The Coca-Cola Company is selling its Atlanta data center to Lincoln Property Company subsidiary Rackhouse for an undisclosed sum. The multinational will continue to rent the space until next year, after which it plans to relocate its IT and cloud services to another facility. 

Always Coca-Cola?

Headquartered in the Georgian capital, Coca-Cola announced plans to sell its 90,000 sq ft (8,400 sq m) data center last year, intending to shift 50 percent of its workloads onto the cloud by 2019, up from 20 percent last year. Amongst others, the beverage company uses Google’s Cloud platform and AWS services. 

Tony Bartlett, Lincoln’s executive VP, said: “As enterprise users migrate out of corporate-owned facilities to the cloud, in many cases they are leaving behind excellent real estate that can be repurposed, creating great investment opportunities.”

Once Coca-Cola has vacated the premises, Rackhouse will seek out other colocation customers.
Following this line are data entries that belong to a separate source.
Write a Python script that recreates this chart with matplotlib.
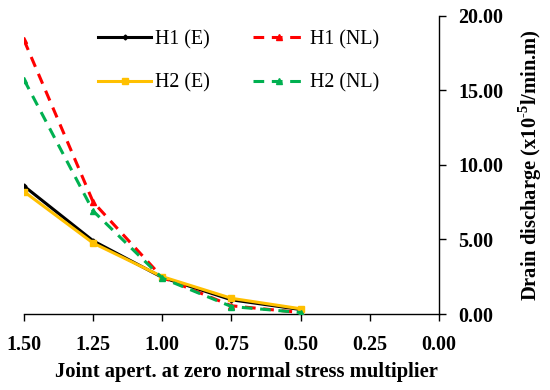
import matplotlib
matplotlib.use("Agg")
import matplotlib.pyplot as plt

plt.rcParams['font.family'] = ['Liberation Serif', 'DejaVu Serif']
plt.rcParams['mathtext.fontset'] = 'custom'
plt.rcParams['mathtext.bf'] = 'Liberation Serif:bold'
plt.rcParams['mathtext.rm'] = 'Liberation Serif:bold'

x = [1.50, 1.25, 1.00, 0.75, 0.50]
h1_e = [8.57, 4.9, 2.45, 0.95, 0.3]
h2_e = [8.2, 4.75, 2.5, 1.05, 0.35]
h1_nl = [18.35, 7.5, 2.45, 0.55, 0.1]
h2_nl = [15.7, 6.9, 2.4, 0.5, 0.1]

xticks = [1.50, 1.25, 1.00, 0.75, 0.50, 0.25, 0.00]
yticks = [0, 5, 10, 15, 20]

W, H = 550, 390
fig = plt.figure(figsize=(5.5, 3.9), dpi=100)
ax = fig.add_axes([24/W, 1-314/H, (439-24)/W, (314-15.5)/H])

ax.plot(x, h1_e, color='black', lw=2.2, marker='D', ms=2.5, label='H1 (E)', zorder=3)
ax.plot(x, h1_nl, color='#FF0000', lw=2.2, ls=(0, (3.5, 2.5)), marker='^', ms=4.5, label='H1 (NL)', zorder=3)
ax.plot(x, h2_e, color='#FFC000', lw=2.2, marker='s', ms=4.5, label='H2 (E)', zorder=4)
ax.plot(x, h2_nl, color='#00B050', lw=2.2, ls=(0, (3.5, 2.5)), marker='^', ms=4.5, label='H2 (NL)', zorder=5)

ax.set_xlim(1.5, 0.0)
ax.set_ylim(0, 20)
ax.set_xticks(xticks)
ax.set_xticklabels([f"{v:.2f}" for v in xticks], fontweight='bold', fontsize=14.4)
ax.set_yticks(yticks)
ax.set_yticklabels([f"{v:.2f}" for v in yticks], fontweight='bold', fontsize=14.4)

ax.spines['top'].set_visible(False)
ax.spines['left'].set_visible(False)
ax.spines['right'].set_visible(True)
ax.yaxis.tick_right()
ax.yaxis.set_label_position('right')
ax.tick_params(axis='both', direction='out', length=5, width=1, color='black')
ax.tick_params(axis='x', pad=10)
ax.tick_params(axis='y', pad=9)
for s in ['bottom', 'right']:
    ax.spines[s].set_linewidth(1.0)

ax.set_xlabel('Joint apert. at zero normal stress multiplier', fontweight='bold', fontsize=14.9, labelpad=3)
ax.xaxis.set_label_coords((246-24)/(439-24), -0.16)
ax.set_ylabel(r'Drain discharge (x10$^{\mathbf{\text{-}5}}$l/min.m)', fontweight='bold', fontsize=14.8, labelpad=9)

handles, labels = ax.get_legend_handles_labels()
order = [0, 2, 1, 3]
leg = fig.legend([handles[i] for i in order], [labels[i] for i in order], ncol=2, loc='upper left',
                 bbox_to_anchor=(80/W, 1-12/H), frameon=False, fontsize=14.4, handlelength=2.65,
                 handletextpad=0.2, columnspacing=2.15, labelspacing=1.2)

fig.savefig('out.png', dpi=100)
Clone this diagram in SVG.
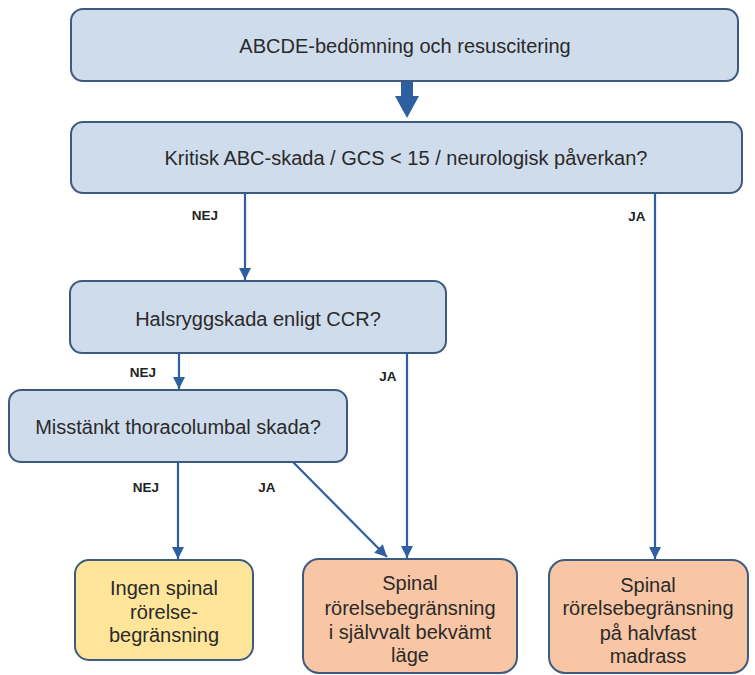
<svg xmlns="http://www.w3.org/2000/svg" width="755" height="675" viewBox="0 0 755 675">
<style>
.box{stroke:#3d5a80;stroke-width:2}
.q{fill:#cfdcec}
.y{fill:#fee59a}
.o{fill:#f8c6a4}
.t{font-family:"Liberation Sans",Arial,sans-serif;font-size:20px;fill:#2a2a2a;text-anchor:middle}
.l{font-family:"Liberation Sans",Arial,sans-serif;font-size:13.5px;font-weight:bold;fill:#222;text-anchor:middle}
.c{stroke:#2e5fa0;stroke-width:2.2;fill:none}
</style>
<defs>
<marker id="ah" viewBox="0 0 10 10" refX="10" refY="5" markerWidth="5.5" markerHeight="5.5" markerUnits="strokeWidth" orient="auto">
<path d="M0,0 L10,5 L0,10 z" fill="#2e5fa0"/>
</marker>
</defs>
<rect width="755" height="675" fill="#ffffff"/>
<g id="n1"><rect class="box q" x="71" y="9" width="667" height="72" rx="12"/><text class="t" x="405" y="53">ABCDE-bedömning och resuscitering</text></g>
<g id="n2"><rect class="box q" x="71" y="122" width="671" height="71" rx="12"/><text class="t" x="406" y="165">Kritisk ABC-skada / GCS &lt; 15 / neurologisk påverkan?</text></g>
<g id="n3"><rect class="box q" x="70" y="281" width="376" height="72" rx="12"/><text class="t" x="258" y="326">Halsryggskada enligt CCR?</text></g>
<g id="n4"><rect class="box q" x="9" y="390" width="338" height="72" rx="12"/><text class="t" x="178" y="434">Misstänkt thoracolumbal skada?</text></g>
<g id="n5"><rect class="box y" x="75" y="560" width="178" height="100" rx="14"/><text class="t"><tspan x="164" y="595">Ingen spinal</tspan><tspan x="164" y="619">rörelse-</tspan><tspan x="164" y="642">begränsning</tspan></text></g>
<g id="n6"><rect class="box o" x="303" y="559" width="214" height="114" rx="16"/><text class="t"><tspan x="410" y="590">Spinal</tspan><tspan x="410" y="615">rörelsebegränsning</tspan><tspan x="410" y="639">i självvalt bekvämt</tspan><tspan x="410" y="662">läge</tspan></text></g>
<g id="n7"><rect class="box o" x="549" y="560" width="199" height="113" rx="16"/><text class="t"><tspan x="648" y="592">Spinal</tspan><tspan x="648" y="615">rörelsebegränsning</tspan><tspan x="648" y="640">på halvfast</tspan><tspan x="648" y="663">madrass</tspan></text></g>
<g id="connectors">
<path d="M401,82 H413 V96 H419 L407,118 L395,96 H401 Z" fill="#2e5fa0"/>
<line class="c" x1="245" y1="193" x2="245" y2="280" marker-end="url(#ah)"/>
<line class="c" x1="655" y1="193" x2="655" y2="559" marker-end="url(#ah)"/>
<line class="c" x1="179" y1="353" x2="179" y2="389" marker-end="url(#ah)"/>
<line class="c" x1="407" y1="353" x2="407" y2="558" marker-end="url(#ah)"/>
<line class="c" x1="178" y1="462" x2="178" y2="559" marker-end="url(#ah)"/>
<line class="c" x1="293" y1="462" x2="387" y2="557" marker-end="url(#ah)"/>
<text class="l" x="205" y="220">NEJ</text>
<text class="l" x="637" y="221">JA</text>
<text class="l" x="143" y="377">NEJ</text>
<text class="l" x="388" y="381">JA</text>
<text class="l" x="146" y="492">NEJ</text>
<text class="l" x="267" y="492">JA</text>
</g>
</svg>
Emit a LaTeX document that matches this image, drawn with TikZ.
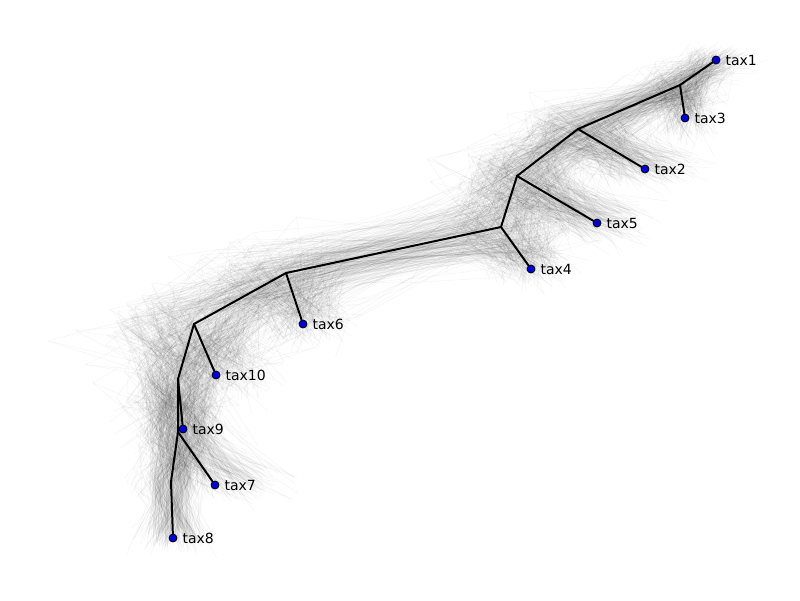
\documentclass[tikz,border=0pt]{standalone}
\usepackage{fontspec}
\setmainfont{DejaVu Sans}
\begin{document}
\begin{tikzpicture}[x=1pt,y=-1pt,
  branch/.style={draw=black,line width=2pt,line cap=round,line join=round},
  cloud/.style={draw=black,line width=0.4pt,opacity=0.05},
  leaf/.style={circle,draw=black,fill=blue!85!black,line width=0.8pt,minimum size=8pt,inner sep=0pt},
  lab/.style={font=\fontsize{14}{16}\selectfont,inner sep=0pt,anchor=west},
  declare function={jit(\s)=\s*(0.5*rand+0.9*rand*rand*rand);}
]
\path[use as bounding box] (0,0) rectangle (800,600);
\pgfmathsetseed{11}
% cloud of sampled trees
\foreach \i in {1,...,320}{
  \coordinate (q1) at ({716+jit(45)},{60+jit(25)});
  \coordinate (q3) at ({685+jit(45)},{118+jit(40)});
  \coordinate (q2) at ({645+jit(80)},{169+jit(30)});
  \coordinate (q5) at ({597+jit(80)},{223+jit(35)});
  \coordinate (q4) at ({531+jit(60)},{269+jit(30)});
  \coordinate (q6) at ({303+jit(60)},{324+jit(35)});
  \coordinate (q10) at ({216+jit(90)},{375+jit(40)});
  \coordinate (q9) at ({183+jit(80)},{429+jit(45)});
  \coordinate (q7) at ({215+jit(110)},{485+jit(30)});
  \coordinate (q8) at ({173+jit(50)},{538+jit(20)});
  \coordinate (m13) at ({680+jit(55)},{85+jit(30)});
  \coordinate (m12) at ({578+jit(90)},{129+jit(40)});
  \coordinate (m11) at ({517+jit(90)},{176+jit(50)});
  \coordinate (m10) at ({501+jit(100)},{227+jit(55)});
  \coordinate (m9) at ({286+jit(120)},{273+jit(50)});
  \coordinate (m8) at ({194+jit(130)},{324+jit(50)});
  \coordinate (m7) at ({178+jit(80)},{379+jit(50)});
  \coordinate (m6) at ({178+jit(55)},{432+jit(50)});
  \coordinate (mr) at ({171+jit(40)},{482+jit(30)});
  \draw[cloud] (q8) -- (mr) -- (m6) -- (m7) -- (m8) -- (m9) -- (m10) -- (m11) -- (m12) -- (m13) -- (q1)
    (m6) -- (q7) (m7) -- (q9) (m8) -- (q10) (m9) -- (q6) (m10) -- (q4) (m11) -- (q5) (m12) -- (q2) (m13) -- (q3);
}
% internal nodes of the consensus tree
\coordinate (n13) at (680,85);
\coordinate (n12) at (578,129);
\coordinate (n11) at (517,176);
\coordinate (n10) at (501,227);
\coordinate (n9) at (286,273);
\coordinate (n8) at (194,324);
\coordinate (n7) at (178,379);
\coordinate (n6) at (178,432);
\coordinate (nr) at (171,482);
% leaves
\node[leaf,label={[lab,label distance=5pt]0:tax1}] (t1) at (716,60) {};
\node[leaf,label={[lab,label distance=5pt]0:tax3}] (t3) at (685,118) {};
\node[leaf,label={[lab,label distance=5pt]0:tax2}] (t2) at (645,169) {};
\node[leaf,label={[lab,label distance=5pt]0:tax5}] (t5) at (597,223) {};
\node[leaf,label={[lab,label distance=5pt]0:tax4}] (t4) at (531,269) {};
\node[leaf,label={[lab,label distance=5pt]0:tax6}] (t6) at (303,324) {};
\node[leaf,label={[lab,label distance=5pt]0:tax10}] (t10) at (216,375) {};
\node[leaf,label={[lab,label distance=5pt]0:tax9}] (t9) at (183,429) {};
\node[leaf,label={[lab,label distance=5pt]0:tax7}] (t7) at (215,485) {};
\node[leaf,label={[lab,label distance=5pt]0:tax8}] (t8) at (173,538) {};
% branches
\draw[branch] (t8) -- (nr) -- (n6) -- (n7) -- (n8) -- (n9) -- (n10) -- (n11) -- (n12) -- (n13) -- (t1);
\draw[branch] (n6) -- (t7);
\draw[branch] (n7) -- (t9);
\draw[branch] (n8) -- (t10);
\draw[branch] (n9) -- (t6);
\draw[branch] (n10) -- (t4);
\draw[branch] (n11) -- (t5);
\draw[branch] (n12) -- (t2);
\draw[branch] (n13) -- (t3);
\end{tikzpicture}
\end{document}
In 2009, Coca-Cola began outsourcing its IT in the Atlanta facility to Hewlett-Packard to increase productivity. Then, in 2011, it entered a partnership with Cisco, which would create 20 virtual servers to reduce the amount of physical infrastructure the company needed for Ethernet connectivity, and avoid having to build a new data center.

The same year, Coca-Cola tasked HP with the consolidation of 348 locations across Latin America.

Last year, the company launched a €48m ($54m) data center in Greece, built to serve 28 European countries and operated by Greek telco OTE.